JFS FC, a recreational outdoor soccer team formed by Jewish Family Service of Seattle, poses for a photo after practice in Kent, Washington, September 2017.

(Jewish Family Service of Seattle)

JFS FC celebrates after winning Liga Azteca's consolation tournament in Kent, Washington, March 2018.

(Jewish Family Service of Seattle)

JFS FC takes a team photo, December 2017.

(Jewish Family Service of Seattle)

Ta Kwe Say, case manager for JFS and the driving force behind JFS FC, hoists the tournament trophy after winning Liga Azteca's consolation tournament in Kent, Washington, March 2018.

(Jewish Family Service of Seattle)

“Anyone can play, our demographic is very diverse,” Ta Kwe Say proudly tells HIAS.org.

“We have players from Congo, players from Vietnam, a player from Somalia, a player from Iraq and Iran. We have players from Burma, and even different ethnic groups from within Burma like Chin, Karenni, and Karen.”

Say, originally from Burma, is a resettlement case manager at the Kent location of HIAS’ local resettlement partner Jewish Family Service of Seattle, and the team manager and driving force behind JFS FC, a recreational outdoor soccer team formed in the summer of 2017.  

By Say’s estimation, the team is comprised of 90 percent refugees resettled to the Greater Seattle area, and also includes a handful of JFS clients and staff.

“There was another case manager and part time staff member who also liked to play soccer, and we thought, why not start a soccer team?”

After Say got approval from his supervisors to move forward, a JFS board member’s son got involved and dedicated his bar mitzvah project to fundraising for equipment such as jerseys, shoes, soccer balls, and shin guards.

Say then signed the team up for the Liga Atzeca in Kent in their middle division. This spring, after being eliminated from the league championships in the quarterfinal in a penalty shootout, the squad won the consolation tournament earlier this month.

Finding time to practice during the week can be challenging, but a consistent group of players ranging from high school aged to their early 30’s shows up on gameday.  

“If players show up, they will get the chance to play,” Say explains. “Everybody is participating because people coming together is more important than winning, even though we have different skill levels and backgrounds.”

Zaki, a high school junior originally from Somalia who played forward for JFS FC this season, says he enjoyed the different cultures, the different people from different countries, and how he got to know his teammates through how they play the game.

As the team’s manager, one of Say’s roles is also to manage playing time during the games, which involves a measure of diplomacy.

“Sometimes they want to keep playing and don’t want to come off,” he notes with a laugh.

Ultimately though, JFS FC is about more than improving soccer skills and getting exercise, it’s about building relationships.

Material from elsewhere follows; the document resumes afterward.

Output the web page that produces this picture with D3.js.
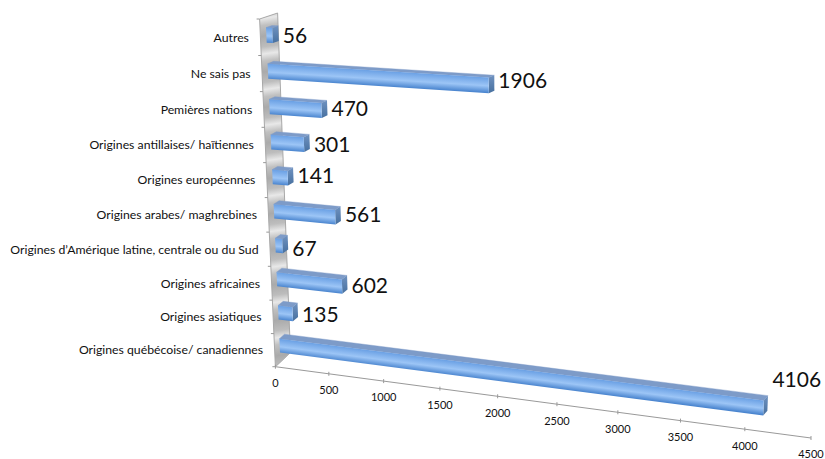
<!DOCTYPE html>
<html><head><meta charset="utf-8">
<script src="https://cdn.jsdelivr.net/npm/d3@7/dist/d3.min.js"></script>
<style>html,body{margin:0;padding:0;background:#fff}svg{display:block}text{font-family:Lato,"Open Sans",sans-serif;fill:#111}</style>
</head><body><svg id="c" width="825" height="459"></svg>
<script>
const categories = ["Autres","Ne sais pas","Pemières nations","Origines antillaises/ haïtiennes","Origines européennes","Origines arabes/ maghrebines","Origines d’Amérique latine, centrale ou du Sud","Origines africaines","Origines asiatiques","Origines québécoise/ canadiennes"];
const values = [56,1906,470,301,141,561,67,602,135,4106];
const axisMax = 4500;

const front = [[265.6,17],[832,46],[815,433],[280.4,362]];
const depth = [[6,-2],[5,-1.5],[4,-5],[5,-4.7]];
const labelNudge = [0,-4,-1,1,-1,-1,4,1,3,0];
function quad(p){
  const [[x0,y0],[x1,y1],[x2,y2],[x3,y3]]=p;
  const dx1=x1-x2,dx2=x3-x2,sx=x0-x1+x2-x3,dy1=y1-y2,dy2=y3-y2,sy=y0-y1+y2-y3;
  const den=dx1*dy2-dx2*dy1, g=(sx*dy2-dx2*sy)/den, h=(dx1*sy-sx*dy1)/den;
  const a=x1-x0+g*x1,b=x3-x0+h*x3,d=y1-y0+g*y1,e=y3-y0+h*y3;
  return (u,v)=>{const w=g*u+h*v+1;return [(a*u+b*v+x0)/w,(d*u+e*v+y0)/w];};
}
const H0=quad(front), H1=quad(front.map((p,i)=>[p[0]+depth[i][0],p[1]+depth[i][1]]));
function P(u,v,d){const a=H0(u,v),b=H1(u,v);return [a[0]+(b[0]-a[0])*d,a[1]+(b[1]-a[1])*d];}

const xScale=d3.scaleLinear().domain([0,axisMax]).range([0,1]);
const yBand=d3.scaleBand().domain(categories).range([0,1]).paddingInner(0.58).paddingOuter(0.29);
const svg=d3.select("#c"), defs=svg.append("defs");
const path=pts=>"M"+pts.map(p=>p[0].toFixed(2)+","+p[1].toFixed(2)).join("L")+"Z";

// wall
const wg=defs.append("linearGradient").attr("id","wall").attr("gradientUnits","userSpaceOnUse")
 .attr("x1",268).attr("y1",35.5).attr("x2",273).attr("y2",70.5).attr("spreadMethod","repeat");
[[0,"#aaaaaa"],[.3,"#bdbdbd"],[.5,"#e8e8e8"],[.7,"#c0c0c0"],[1,"#aaaaaa"]].forEach(s=>wg.append("stop").attr("offset",s[0]).attr("stop-color",s[1]));
svg.append("path").attr("d",path([P(0,0,-1),P(0,0,2),P(0,1,2),P(0,1,-1)])).attr("fill","url(#wall)").attr("stroke","#a8a8a8").attr("stroke-width",1);

// category ticks
const L=d3.line();
d3.range(categories.length+1).forEach(i=>{
  const p=P(0,i/categories.length,-1);
  svg.append("path").attr("d",L([p,[p[0]-3,p[1]]])).attr("stroke","#999").attr("fill","none");
});
categories.forEach((c,i)=>{
  const p=P(0,(i+.5)/categories.length,-1);
  svg.append("text").attr("x",p[0]-11.5).attr("y",p[1]).attr("dy","0.35em").attr("text-anchor","end").attr("font-size",12.25).text(c);
});

// value axis
svg.append("path").attr("d",L([P(0,1,-1),P(1,1,-1)])).attr("stroke","#999").attr("fill","none");
svg.append("path").attr("d",L([P(0,1,-1),P(0,1,2)])).attr("stroke","#b5b5b5").attr("fill","none");
xScale.ticks(9).forEach(t=>{
  const p=P(xScale(t),1,-1);
  svg.append("path").attr("d",L([[p[0],p[1]-2],[p[0],p[1]+2]])).attr("stroke","#999").attr("fill","none");
  svg.append("text").attr("x",p[0]).attr("y",p[1]+16.5).attr("dy","0.35em").attr("text-anchor","middle").attr("font-size",11).text(t);
});

// bars
categories.forEach((c,i)=>{
  const v=values[i],u=xScale(v),t0=yBand(c),t1=t0+yBand.bandwidth();
  const a=P(0,t0,0),b=P(u,t0,0),cc=P(u,t1,0),dd=P(0,t1,0);
  const a2=P(0,t0,1),b2=P(u,t0,1),c2=P(u,t1,1);
  // gradient normal to the bar's long edge
  const mx=(a[0]+b[0])/2,my=(a[1]+b[1])/2,ex=b[0]-a[0],ey=b[1]-a[1],len=Math.hypot(ex,ey),nx=-ey/len,ny=ex/len;
  const h=((dd[0]+cc[0])/2-mx)*nx+((dd[1]+cc[1])/2-my)*ny;
  const g=defs.append("linearGradient").attr("id","f"+i).attr("gradientUnits","userSpaceOnUse")
    .attr("x1",mx).attr("y1",my).attr("x2",mx+nx*h).attr("y2",my+ny*h);
  [[0,"#6aa0e4"],[.55,"#9cc5f6"],[1,"#4a85cf"]].forEach(s=>g.append("stop").attr("offset",s[0]).attr("stop-color",s[1]));
  const gs=defs.append("linearGradient").attr("id","s"+i).attr("x1",0).attr("y1",0).attr("x2",0).attr("y2",1);
  [[0,"#6f92c0"],[1,"#47709f"]].forEach(s=>gs.append("stop").attr("offset",s[0]).attr("stop-color",s[1]));
  svg.append("path").attr("d",path([a,a2,b2,b])).attr("fill","#7d9bc8").attr("stroke","#7d9bc8").attr("stroke-width",.4);
  svg.append("path").attr("d",path([b,b2,c2,cc])).attr("fill",`url(#s${i})`);
  svg.append("path").attr("d",path([a,b,cc,dd])).attr("fill",`url(#f${i})`);
  const above=v===d3.max(values);
  const cy=(b2[1]+c2[1])/2;
  svg.append("text").attr("x",c2[0]+(above?5:4)).attr("y",above?cy-24:cy+2+labelNudge[i]).attr("dy","0.35em").attr("font-size",21).text(v);
});
</script></body></html>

“People can get stuck in different groups, so it’s good to have friends coming from different backgrounds—to have a larger network outside of your immediate circle,” says Say.

Kevin, one of Zaki’s high school teammates from Vietnam who played central defense for JFS, echoes the sentiment.

“I used to just play with Vietnamese people, but after I joined, I know more people from around the world. They taught me a lot. I learned a lot not only in soccer, but also how to lead in life. They shared their experiences with me.”

“We’re brothers outside of the field and care for each other.”